I just came home from a bike ride. It was a great fall day and I was feeling good. After I came home, the phone rang and the caller ID was from a college friend of mine. He called to tell me that our friend John had been out cycling that day at the same time as I was. John collapsed from his bike with a cardiac arrest and did not survive. My friend said he had a massive heart attack. I see this scenario often at work, but this was one of my friends who was the same age as me. I am not impervious to the anxieties that this can cause.
John was 52. He was a 4 year varsity college soccer player back in the day and continued to exercise regularly. I saw him a year ago and he looked like he was younger than stated age. He was vigorous and full of life.
So what happened and why did it happen? What can be done to prevent this from happening to the rest of us?
Statistically, in people over age 35 with a cardiac arrest, the number one cause of sudden cardiac death is from coronary disease. It is thought that the mechanism of action that coronary disease causes sudden death relates to acute plaque rupture causing a heart attack. Most of the time that a plaque ruptures and causes a heart attack, the plaque is not a severe narrowing but a mild to moderate narrowing,<70% narrowed, that gets unstable and breaks open. If a plaque is less than 70% narrowed it usually does not cause symptoms and there is no warning for the patient. Once the integrity of the plaque is compromised by the rupture, a thrombus (clot) forms in the plaque and can shut the artery off causing a heart attack. During a heart attack, the heart muscle beyond the blockage does not receive blood or oxygen and the heart muscle starts to die. The dying or dead heart muscle can become electrically unstable. This electrical instability can lead to lethal heart rhythms that cause the cardiac arrest.
Because 70% of cardiac arrests are caused by patients having heart attacks, many patients will have symptoms in the hour prior to a cardiac arrest. Those symptoms are those of a heart attack: chest pressure, shortness of breath, nausea, sweatiness, fatigue or a sense of impending doom. Obviously, it is important not to ignore these symptoms. Sadly, in at least 30% of cardiac arrest victims their first symptom is their last symptom and they present with sudden death.

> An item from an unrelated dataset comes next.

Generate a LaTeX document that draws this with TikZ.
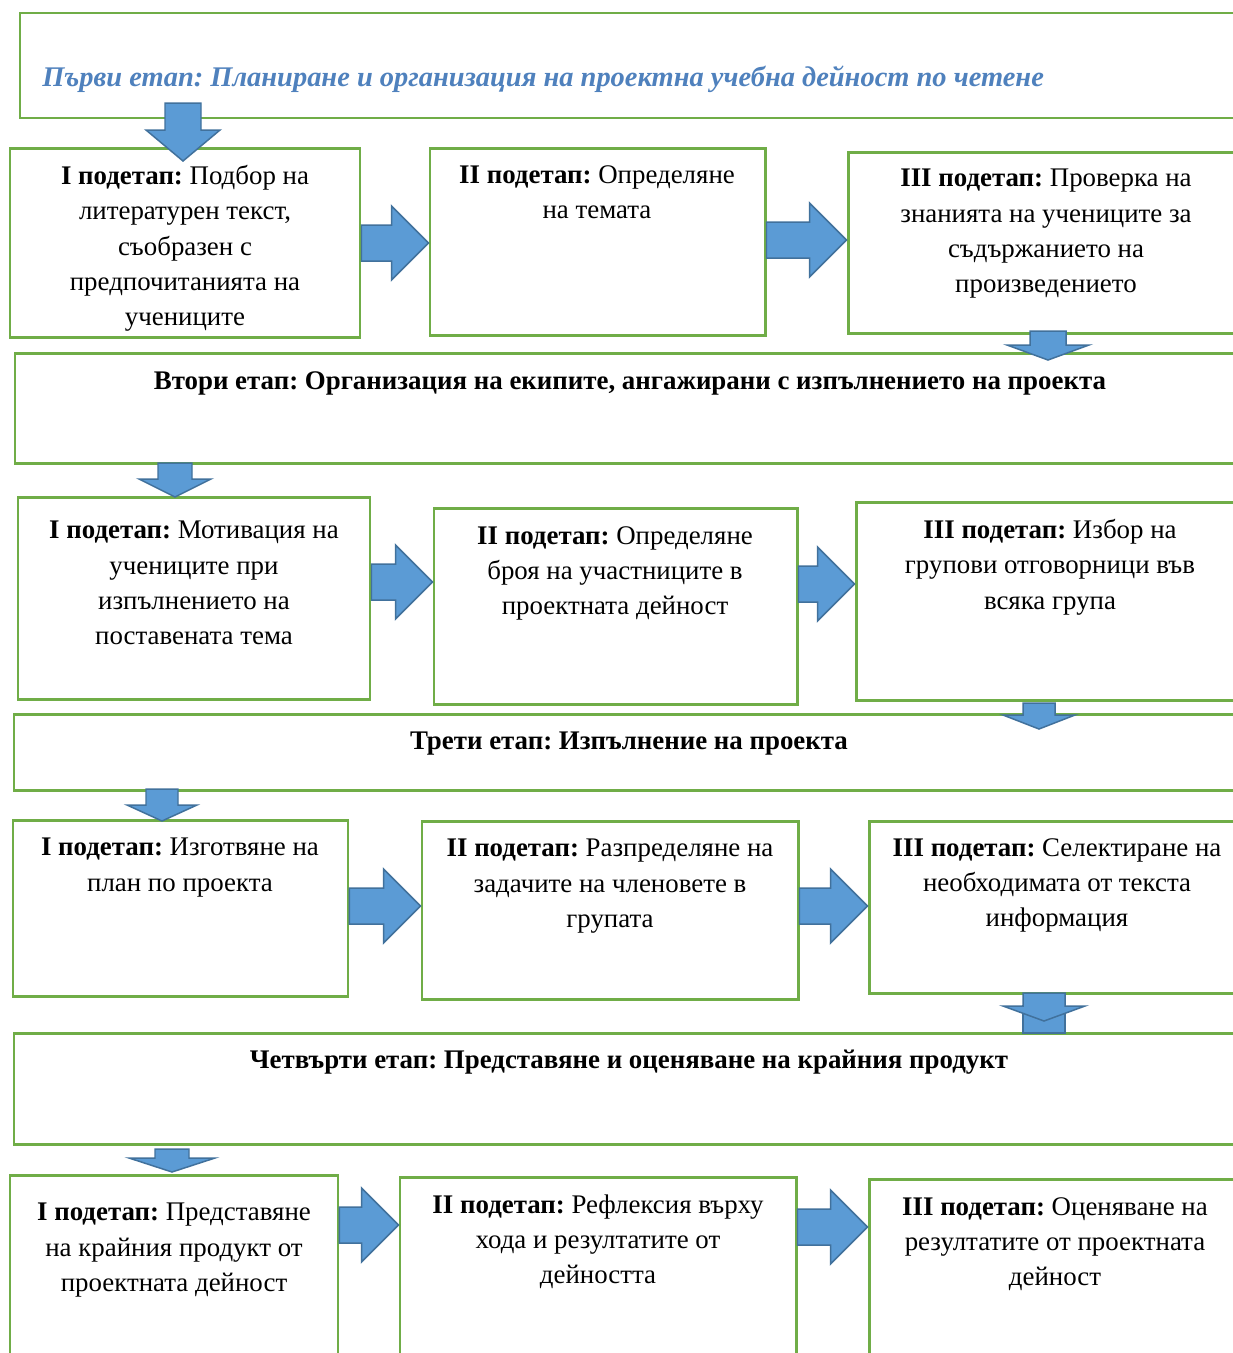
\documentclass[tikz,border=0pt]{standalone}
\usepackage{fontspec}
\setmainfont{Liberation Serif}
\frenchspacing
\usetikzlibrary{calc,fit}

\definecolor{boxgreen}{RGB}{112,173,71}
\definecolor{arrowfill}{RGB}{91,155,213}
\definecolor{arrowline}{RGB}{65,113,156}
\definecolor{titleblue}{RGB}{79,129,189}

% block arrow from the east side of one box to the west side of the next
\newcommand\hblock[3]{
        \coordinate (hs) at (#1.east |- 0,#3);
        \coordinate (ht) at (#2.west |- 0,#3);
        \draw [blockarrow] ($(hs)+(0,-18)$) -- ($(ht)+(-37,-18)$) -- ($(ht)+(-37,-37)$) -- (ht)
          -- ($(ht)+(-37,37)$) -- ($(ht)+(-37,18)$) -- ($(hs)+(0,18)$) -- cycle;
}
% block arrow pointing down: start, tip, head length, half shaft, half head
\newcommand\vblock[5]{
        \draw [blockarrow] ($(#1)+(-#4,0)$) -- ($(#2)+(-#4,-#3)$) -- ($(#2)+(-#5,-#3)$) -- (#2)
          -- ($(#2)+(#5,-#3)$) -- ($(#2)+(#4,-#3)$) -- ($(#1)+(#4,0)$) -- cycle;
}

\begin{document}
\begin{tikzpicture}[x=0.02cm, y=-0.02cm,
        box/.style={draw=boxgreen, line width=1.7pt, fill=white, inner sep=0pt},
        blockarrow/.style={draw=arrowline, fill=arrowfill, line width=0.85pt, line join=miter},
        stagetxt/.style={anchor=north, inner sep=0pt, font=\fontsize{15.3}{20.1}\selectfont\bfseries},
        steptxt/.style={anchor=north, inner sep=0pt, align=center, font=\fontsize{15.3}{20.1}\selectfont}
        ]
        \useasboundingbox (0,0) rectangle (1233,1353);
        \fill [white] (0,0) rectangle (1233,1353);
        \clip (0,0) rectangle (1233,1353);

        % stages and sub-stages
        \node [box, fit={(20,13) (1245,118)}] (stage1) {};
        \node [box, fit={(10,148) (360,337)}] (A1) {};
        \node [box, fit={(430,148) (765,335)}] (A2) {};
        \node [box, fit={(848,152) (1245,333)}] (A3) {};
        \node [box, fit={(15,353) (1245,463)}] (stage2) {};
        \node [box, fit={(18,497) (370,699)}] (B1) {};
        \node [box, fit={(434,508) (797,704)}] (B2) {};
        \node [box, fit={(856,502) (1245,700)}] (B3) {};
        \node [box, fit={(14,714) (1245,790)}] (stage3) {};
        \node [box, fit={(13,820) (348,996)}] (C1) {};
        \node [box, fit={(422,821) (798,999)}] (C2) {};
        \node [box, fit={(869,821) (1245,993)}] (C3) {};
        \node [box, fit={(14,1033) (1245,1144)}] (stage4) {};
        \node [box, fit={(10,1175) (338,1380)}] (D1) {};
        \node [box, fit={(400,1177) (796,1380)}] (D2) {};
        \node [box, fit={(869,1179) (1241,1380)}] (D3) {};

        % arrows
        \hblock{A1}{A2}{243}
        \hblock{A2}{A3}{240}
        \hblock{B1}{B2}{582}
        \hblock{B2}{B3}{584}
        \hblock{C1}{C2}{906}
        \hblock{C2}{C3}{906}
        \hblock{D1}{D2}{1225}
        \hblock{D2}{D3}{1227}
        \coordinate (d1s) at (183,103);  \coordinate (d1t) at (183,161);
        \coordinate (d2s) at (1048,331); \coordinate (d2t) at (1048,360);
        \coordinate (d3s) at (175,463);  \coordinate (d3t) at (175,497);
        \coordinate (d4s) at (1039,703); \coordinate (d4t) at (1039,729);
        \coordinate (d5s) at (162,789);  \coordinate (d5t) at (162,821);
        \coordinate (d6s) at (1044,993); \coordinate (d6t) at (1044,1021);
        \coordinate (d7s) at (172,1149); \coordinate (d7t) at (172,1172);
        \vblock{d1s}{d1t}{31}{18}{37}
        \vblock{d2s}{d2t}{15}{18}{41}
        \vblock{d3s}{d3t}{18}{17}{36}
        \vblock{d4s}{d4t}{14}{16}{36}
        \vblock{d5s}{d5t}{16}{16}{35}
        \draw [blockarrow] (1023,1006) rectangle (1065,1033);
        \vblock{d6s}{d6t}{15}{21}{41}
        \vblock{d7s}{d7t}{14}{17}{43}

        % texts
        \node [anchor=north west, inner sep=0pt, text=titleblue,
          font=\fontsize{16.2}{20.1}\selectfont\bfseries\itshape] (t1) at (42,66)
          {Първи етап: Планиране и организация на проектна учебна дейност по четене};
        \node [steptxt] (ta1) at (185,165) {\textbf{I подетап:} Подбор на\\литературен текст,\\съобразен с\\предпочитанията на\\учениците};
        \node [steptxt] (ta2) at (597,165) {\textbf{II подетап:} Определяне\\на темата};
        \node [steptxt] (ta3) at (1046,169) {\textbf{III подетап:} Проверка на\\знанията на учениците за\\съдържанието на\\произведението};
        \node [stagetxt] (t2) at (630,371) {Втори етап: Организация на екипите, ангажирани с изпълнението на проекта};
        \node [steptxt] (tb1) at (194,521) {\textbf{I подетап:} Мотивация на\\учениците при\\изпълнението на\\поставената тема};
        \node [steptxt] (tb2) at (615,526) {\textbf{II подетап:} Определяне\\броя на участниците в\\проектната дейност};
        \node [steptxt] (tb3) at (1050,519) {\textbf{III подетап:} Избор на\\групови отговорници във\\всяка група};
        \node [stagetxt] (t3) at (629,732) {Трети етап: Изпълнение на проекта};
        \node [steptxt] (tc1) at (180,838) {\textbf{I подетап:} Изготвяне на\\план по проекта};
        \node [steptxt] (tc2) at (610,839) {\textbf{II подетап:} Разпределяне на\\задачите на членовете в\\групата};
        \node [steptxt] (tc3) at (1057,838) {\textbf{III подетап:} Селектиране на\\необходимата от текста\\информация};
        \node [stagetxt] (t4) at (629,1050) {Четвърти етап: Представяне и оценяване на крайния продукт};
        \node [steptxt] (td1) at (174,1203) {\textbf{I подетап:} Представяне\\на крайния продукт от\\проектната дейност};
        \node [steptxt] (td2) at (598,1194) {\textbf{II подетап:} Рефлексия върху\\хода и резултатите от\\дейността};
        \node [steptxt] (td3) at (1055,1197) {\textbf{III подетап:} Оценяване на\\резултатите от проектната\\дейност};
\end{tikzpicture}
\end{document}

I am not sure why my friend had a cardiac arrest and died. The last time I saw him he looked fit. His weight was good and he exercised regularly. The best way to survive a cardiac arrest is to prevent it from happening. How do you do that? By avoiding the things that promote coronary disease. First, I recommend that keep your weight down; within 15% of your ideal body weight and for men a waist size less than 36 inches. Second, people should exercise everyday for at least 40 minutes. Exercise includes walking and more strenuous activities. Third, no smoking. Smoking is the single worse thing that a person can do for their overall health. When people stop smoking, this lowers their risk by almost 35% of a heart attack and we see improvements in their blood vessels almost immediately. Fourth, a high quality diet is important with lots of fruits and vegetables and less processed food. Lastly, no more than 2 alcoholic drinks a day and some days none. Alcohol is inflammatory and theoretically play a role in plaque rupture.
You can see your physician for further evaluation of blood pressure, lipids and when appropriate possibly further testing. However, there is currently no test that predicts sudden cardiac death. Trying to find the “vulnerable” plaque is one of the remaining holy grails of cardiology.
For those that “do everything right” and still suffer a cardiac arrest, I do not have an answer as to why it happens. I do recommend to all of us to live a little in the present and not the future all of the time. Don’t take life’s little pleasures for granted. Enjoy your family and friends a little more.
I am comforted that John did not suffer, as there is immediate loss of consciousness with cardiac arrest. But, he left us way too early. Rest comfortably my friend, we will miss you.